> Exercise goal: For this exercise, repeat all of the material verbatim apart from its images.

=-=-=

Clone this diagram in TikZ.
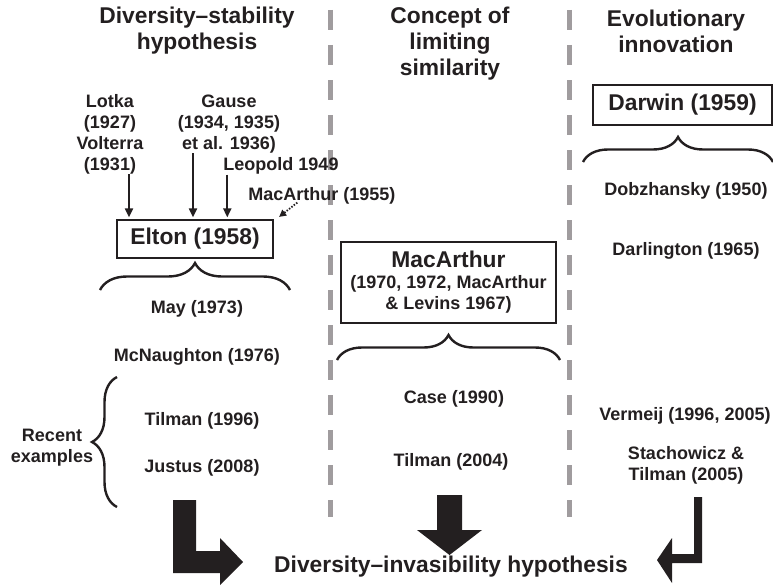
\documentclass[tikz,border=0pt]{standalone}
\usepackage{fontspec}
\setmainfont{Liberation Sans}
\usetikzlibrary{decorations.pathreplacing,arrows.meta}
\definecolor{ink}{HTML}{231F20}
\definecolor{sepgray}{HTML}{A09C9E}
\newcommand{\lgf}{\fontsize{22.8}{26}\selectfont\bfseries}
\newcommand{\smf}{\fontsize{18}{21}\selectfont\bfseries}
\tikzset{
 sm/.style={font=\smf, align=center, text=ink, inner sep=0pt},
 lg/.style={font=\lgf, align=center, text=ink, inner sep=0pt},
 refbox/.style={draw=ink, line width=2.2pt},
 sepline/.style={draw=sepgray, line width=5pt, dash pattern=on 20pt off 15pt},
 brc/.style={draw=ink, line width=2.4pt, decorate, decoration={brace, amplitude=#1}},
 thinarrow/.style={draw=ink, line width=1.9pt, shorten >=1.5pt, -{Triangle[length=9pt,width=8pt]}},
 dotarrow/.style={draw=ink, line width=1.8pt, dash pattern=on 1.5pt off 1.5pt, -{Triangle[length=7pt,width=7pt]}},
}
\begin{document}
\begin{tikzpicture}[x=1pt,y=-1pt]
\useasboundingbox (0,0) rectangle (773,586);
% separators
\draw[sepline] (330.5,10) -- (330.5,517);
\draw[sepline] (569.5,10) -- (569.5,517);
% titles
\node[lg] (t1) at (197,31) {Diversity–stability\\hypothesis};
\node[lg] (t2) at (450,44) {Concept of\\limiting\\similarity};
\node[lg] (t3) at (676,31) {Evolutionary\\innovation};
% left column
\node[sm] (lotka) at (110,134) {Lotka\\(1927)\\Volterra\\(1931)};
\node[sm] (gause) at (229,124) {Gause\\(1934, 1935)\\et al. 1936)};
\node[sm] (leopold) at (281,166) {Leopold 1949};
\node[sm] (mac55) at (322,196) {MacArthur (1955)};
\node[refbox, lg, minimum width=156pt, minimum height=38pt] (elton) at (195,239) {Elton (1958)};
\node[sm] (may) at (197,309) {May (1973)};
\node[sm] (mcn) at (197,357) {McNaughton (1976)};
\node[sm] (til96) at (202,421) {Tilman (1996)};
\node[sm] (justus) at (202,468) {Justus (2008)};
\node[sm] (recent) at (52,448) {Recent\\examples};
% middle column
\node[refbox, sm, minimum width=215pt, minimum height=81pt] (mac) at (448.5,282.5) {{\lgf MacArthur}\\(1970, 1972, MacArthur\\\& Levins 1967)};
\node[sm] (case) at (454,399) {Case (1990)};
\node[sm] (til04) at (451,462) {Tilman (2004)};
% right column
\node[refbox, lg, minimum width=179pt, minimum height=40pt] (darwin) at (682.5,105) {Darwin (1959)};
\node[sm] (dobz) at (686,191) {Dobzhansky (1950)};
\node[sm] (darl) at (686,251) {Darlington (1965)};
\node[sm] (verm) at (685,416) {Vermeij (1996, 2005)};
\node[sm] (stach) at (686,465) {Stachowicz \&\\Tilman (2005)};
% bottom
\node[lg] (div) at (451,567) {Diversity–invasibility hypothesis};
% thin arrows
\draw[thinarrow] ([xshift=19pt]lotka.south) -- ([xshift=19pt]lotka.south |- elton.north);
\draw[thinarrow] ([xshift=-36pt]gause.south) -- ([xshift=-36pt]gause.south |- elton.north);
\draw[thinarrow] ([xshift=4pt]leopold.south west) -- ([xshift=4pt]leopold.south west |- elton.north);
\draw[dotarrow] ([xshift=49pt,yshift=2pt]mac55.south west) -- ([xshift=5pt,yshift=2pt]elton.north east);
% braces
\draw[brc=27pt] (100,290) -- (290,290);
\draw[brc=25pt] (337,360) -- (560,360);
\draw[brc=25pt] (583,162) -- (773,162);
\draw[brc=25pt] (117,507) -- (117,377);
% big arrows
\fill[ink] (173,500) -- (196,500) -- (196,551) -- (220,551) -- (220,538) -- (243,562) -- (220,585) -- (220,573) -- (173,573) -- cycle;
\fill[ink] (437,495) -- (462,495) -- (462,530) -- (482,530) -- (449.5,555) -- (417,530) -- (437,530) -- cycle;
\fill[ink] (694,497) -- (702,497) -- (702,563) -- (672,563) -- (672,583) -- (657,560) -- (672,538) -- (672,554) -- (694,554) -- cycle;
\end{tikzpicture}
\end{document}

=-=-=

> Response for this exercise:
Clone this diagram in TikZ.
\documentclass[tikz,border=0pt]{standalone}
\usepackage{fontspec}
\setmainfont{Liberation Sans}
\usetikzlibrary{decorations.pathreplacing,arrows.meta}
\definecolor{ink}{HTML}{231F20}
\definecolor{sepgray}{HTML}{A09C9E}
\newcommand{\lgf}{\fontsize{22.8}{26}\selectfont\bfseries}
\newcommand{\smf}{\fontsize{18}{21}\selectfont\bfseries}
\tikzset{
 sm/.style={font=\smf, align=center, text=ink, inner sep=0pt},
 lg/.style={font=\lgf, align=center, text=ink, inner sep=0pt},
 refbox/.style={draw=ink, line width=2.2pt},
 sepline/.style={draw=sepgray, line width=5pt, dash pattern=on 20pt off 15pt},
 brc/.style={draw=ink, line width=2.4pt, decorate, decoration={brace, amplitude=#1}},
 thinarrow/.style={draw=ink, line width=1.9pt, shorten >=1.5pt, -{Triangle[length=9pt,width=8pt]}},
 dotarrow/.style={draw=ink, line width=1.8pt, dash pattern=on 1.5pt off 1.5pt, -{Triangle[length=7pt,width=7pt]}},
}
\begin{document}
\begin{tikzpicture}[x=1pt,y=-1pt]
\useasboundingbox (0,0) rectangle (773,586);
% separators
\draw[sepline] (330.5,10) -- (330.5,517);
\draw[sepline] (569.5,10) -- (569.5,517);
% titles
\node[lg] (t1) at (197,31) {Diversity–stability\\hypothesis};
\node[lg] (t2) at (450,44) {Concept of\\limiting\\similarity};
\node[lg] (t3) at (676,31) {Evolutionary\\innovation};
% left column
\node[sm] (lotka) at (110,134) {Lotka\\(1927)\\Volterra\\(1931)};
\node[sm] (gause) at (229,124) {Gause\\(1934, 1935)\\et al. 1936)};
\node[sm] (leopold) at (281,166) {Leopold 1949};
\node[sm] (mac55) at (322,196) {MacArthur (1955)};
\node[refbox, lg, minimum width=156pt, minimum height=38pt] (elton) at (195,239) {Elton (1958)};
\node[sm] (may) at (197,309) {May (1973)};
\node[sm] (mcn) at (197,357) {McNaughton (1976)};
\node[sm] (til96) at (202,421) {Tilman (1996)};
\node[sm] (justus) at (202,468) {Justus (2008)};
\node[sm] (recent) at (52,448) {Recent\\examples};
% middle column
\node[refbox, sm, minimum width=215pt, minimum height=81pt] (mac) at (448.5,282.5) {{\lgf MacArthur}\\(1970, 1972, MacArthur\\\& Levins 1967)};
\node[sm] (case) at (454,399) {Case (1990)};
\node[sm] (til04) at (451,462) {Tilman (2004)};
% right column
\node[refbox, lg, minimum width=179pt, minimum height=40pt] (darwin) at (682.5,105) {Darwin (1959)};
\node[sm] (dobz) at (686,191) {Dobzhansky (1950)};
\node[sm] (darl) at (686,251) {Darlington (1965)};
\node[sm] (verm) at (685,416) {Vermeij (1996, 2005)};
\node[sm] (stach) at (686,465) {Stachowicz \&\\Tilman (2005)};
% bottom
\node[lg] (div) at (451,567) {Diversity–invasibility hypothesis};
% thin arrows
\draw[thinarrow] ([xshift=19pt]lotka.south) -- ([xshift=19pt]lotka.south |- elton.north);
\draw[thinarrow] ([xshift=-36pt]gause.south) -- ([xshift=-36pt]gause.south |- elton.north);
\draw[thinarrow] ([xshift=4pt]leopold.south west) -- ([xshift=4pt]leopold.south west |- elton.north);
\draw[dotarrow] ([xshift=49pt,yshift=2pt]mac55.south west) -- ([xshift=5pt,yshift=2pt]elton.north east);
% braces
\draw[brc=27pt] (100,290) -- (290,290);
\draw[brc=25pt] (337,360) -- (560,360);
\draw[brc=25pt] (583,162) -- (773,162);
\draw[brc=25pt] (117,507) -- (117,377);
% big arrows
\fill[ink] (173,500) -- (196,500) -- (196,551) -- (220,551) -- (220,538) -- (243,562) -- (220,585) -- (220,573) -- (173,573) -- cycle;
\fill[ink] (437,495) -- (462,495) -- (462,530) -- (482,530) -- (449.5,555) -- (417,530) -- (437,530) -- cycle;
\fill[ink] (694,497) -- (702,497) -- (702,563) -- (672,563) -- (672,583) -- (657,560) -- (672,538) -- (672,554) -- (694,554) -- cycle;
\end{tikzpicture}
\end{document}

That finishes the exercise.